Advanced replace including right trim
-
Hi,
I have read many posts on the subject but cannot find the desired solution.
issue is as follows:
I have a CSV-file that i want to use as an external table in Oracle.
It is formatted like this:
<values Field01>;<values Field02>;<values Field03>; <values Field04>
In fact there are more fields, but my issue is with the last field.
Field 1 to 3 are defined as Char (255) fields in the oracle external table.
The last field, Field04, is a memo field that should be max. 4000 characters in the interface CSV-file, but probably due to codeset the last field is way over 4000 Characters. (according to Excel)I need to find the pattern like "n-characters field01"Semicolon"n-characters field02"Semicolon"n-characters field03"Semicolon
and trim the rest after the last semicolon to 4000 characters to let it fit in the Oracle table.

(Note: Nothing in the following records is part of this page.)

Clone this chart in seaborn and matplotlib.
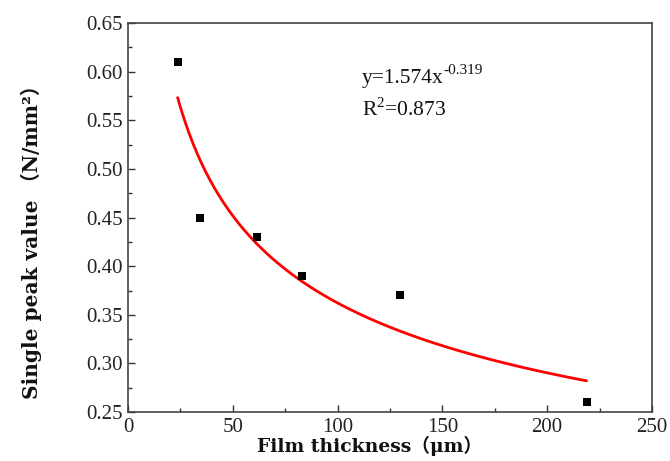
import numpy as np
import pandas as pd
import matplotlib
matplotlib.use("Agg")
import matplotlib.pyplot as plt
import seaborn as sns
from matplotlib.ticker import MultipleLocator

# Data
thickness = [23.7, 34.4, 61.6, 83.1, 129.8, 218.8]
peak_value = [0.610, 0.450, 0.430, 0.390, 0.370, 0.260]

# Fit parameters shown on the chart: y = a * x^b
fit_a = 1.574
fit_b = -0.319
r_squared = 0.873

x_ticks = [0, 50, 100, 150, 200, 250]
y_ticks = [0.25, 0.30, 0.35, 0.40, 0.45, 0.50, 0.55, 0.60, 0.65]

sns.set_theme(style="ticks")
plt.rcParams['font.family'] = ['Liberation Serif', 'Noto Sans CJK SC', 'DejaVu Serif']
plt.rcParams['mathtext.fontset'] = 'custom'
plt.rcParams['mathtext.rm'] = 'Liberation Serif'

fig = plt.figure(figsize=(6.7, 4.61), dpi=100)
ax = fig.add_axes([0.191, 0.106, 0.782, 0.844])

df = pd.DataFrame({"x": thickness, "y": peak_value})
xf = np.linspace(min(thickness), max(thickness), 300)
fit_df = pd.DataFrame({"x": xf, "y": fit_a * xf ** fit_b})

sns.lineplot(data=fit_df, x="x", y="y", ax=ax, color="#ff0000", linewidth=2.0)
sns.scatterplot(data=df, x="x", y="y", ax=ax, marker="s", color="black",
                s=32, edgecolor="black", linewidth=0, zorder=3)

ax.set_xlim(0, 250)
ax.set_ylim(0.25, 0.65)
ax.set_xticks(x_ticks)
ax.set_yticks(y_ticks)
ax.set_xticklabels([str(v) for v in x_ticks])
ax.set_yticklabels([f"{v:.2f}" for v in y_ticks])
ax.xaxis.set_minor_locator(MultipleLocator(25))
ax.yaxis.set_minor_locator(MultipleLocator(0.025))
ax.tick_params(axis="both", which="major", direction="in", length=5, width=1,
               labelsize=15, colors="#333333", labelcolor="#222222",
               top=False, right=False, pad=4)
ax.tick_params(axis="both", which="minor", direction="in", length=3, width=1,
               colors="#333333", top=False, right=False)
for sp in ax.spines.values():
    sp.set_linewidth(1.2)
    sp.set_color("#444444")

label_family = ['DejaVu Serif', 'Noto Sans CJK SC']
ax.set_xlabel("")
ax.set_ylabel("")
fig.text(257 / 670, 1 - 452 / 461, "Film thickness（μm）", fontsize=13.5,
         fontweight="bold", ha="left", va="baseline", color="#111111",
         family=label_family)
fig.text(31 / 670, 1 - 237 / 461, "Single peak value （N/mm²）", fontsize=14.5,
         fontweight="bold", ha="center", va="center", rotation=90, color="#111111",
         family=label_family)

eq = ax.text(111.5, 0.5925, f"y={fit_a}x", fontsize=15.5,
             va="center", ha="left", color="#111111")
ax.annotate(f"{fit_b}", xy=(1.0, 0.62), xycoords=eq, fontsize=11,
            ha="left", va="bottom", color="#111111")
ax.text(111.5, 0.5615, f"R$^2$={r_squared}", fontsize=15.5, va="center", ha="left",
        color="#111111")

fig.savefig("out.png", dpi=100)
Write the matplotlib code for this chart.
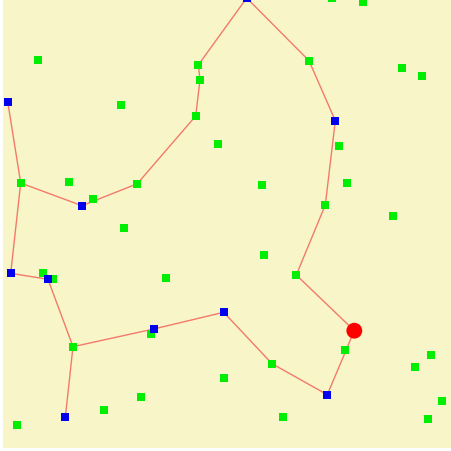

so field 1 to 3 with variable length + 4000 additional characters for field04.Hope that there’s a Notepad++Wizard here that can solve this.
Thanks in advance!
Mike -
@Mike-Albers
Pretty sure using the find/replace form to replace([^\r\n;]{4000})[^\r\n;]+$
with$1
would solve your issue. -
Thank you i will try it out but i am trying to understand the solution too. Can you please explain it a bit?
As far as i understand you do a search with negative on carriage return linefeed and then a semicolon. But how will that find the last semicolon? And how will it find the following string with a maximum of 4000 characters even when it can be far less or bigger then 4000. Or does a negative search mean that it goes backwards from the end.
Want to learn from your solution. Not copy/paste it like a monkey. :-) -
Hi Mark,
I tested the solution but it is not working. Zero replacements.
But i forgot to mention that in the last field before \r\n there can be several \n characters in the tekst string.
In that memo field people entered some tekst or uploaded e-mails etc… So the format is unpredictable. The record should be seen as one line that ends with carriage return linefeed.
That omission on my part might be why it is not working…I also tried to put all the records on their own line by doing the following search/replace first;
\n := \t\n wich resulted in \t\n in the memo field ending with \r\t\n.
then
\r\t\n := \r\n
then
\t\n := \t
After which all the fields were in their own single line.Then applied your solution again, but also zero replacements.
Since i cannot fully comprehend what you gave me, i don’t get it.
My workaround could be to truncate every line at the 4000th character, but i really try to keep all (up to 4000) characters in that last memo field.
Hope it can be solved.
Thanks,
Mike -
Hello, @mike-albers, @mark-olson and All,
First, @mike-albers, I advice you to backup your file BEFORE trying my S/R :
If we assume that your last field does not contain any
;
nor\r
, nor\n
within the first4,000
characters,I would simplify the problem, using this regex S/R :
-
FIND
([^;\r\n]{4000})(?s).+$
-
REPLACE
$1
So, for each record :
-
Any character placed in the last field, under
4,001
, will be kept -
Any character placed in the last field, over
4,000
, will be deleted !
Best Regards,
guy038
-
-
@Mike-Albers said in Advanced replace including right trim:
I tested the solution but it is not working. Zero replacements.
But i forgot to mention that in the last field before \r\n there can be several \n characters in the tekst string.
In that memo field people entered some tekst or uploaded e-mails etc… So the format is unpredictable. The record should be seen as one line that ends with carriage return linefeed.I would suggest looking at @Bas-de-Reuver ’s CSVLint plugin for working with CSV files. I don’t know enough about it to say whether it can solve your problem, but I can say that working in CSV files with regular expressions is error-prone.
My own Columns++ plugin can convert CSV to tab-separated values and back again; tab-separated values are less problematic to search and manipulate than delimiter-separated values. However, I suggest CSVLint first, if it can do what you need.
-
@Mike-Albers
If you need to match\n
but not\r\n
, try replacing((?:[^\r\n;]|(?<!\r)\n){4000})(?:[^\r\n;]|(?<!\r)\n)+(?=\r\n)
with$1
.I’m writing my response on my phone, so I prefer brevity. That said, my new regex uses lookahead and lookbehind. Google those terms for some guidance.
-
-
@Mike-Albers deleted the first post, and started a new conversation Topic here.
In the future, please do not delete posts that have replies. And if you want to clarify, provide more details, etc, you can just do that in a reply, so that the conversation keeps the original context.
To preserve the history of this discussion, the first post has been un-deleted. But since the conversation has moved forward in the new Topic, this old version has been locked.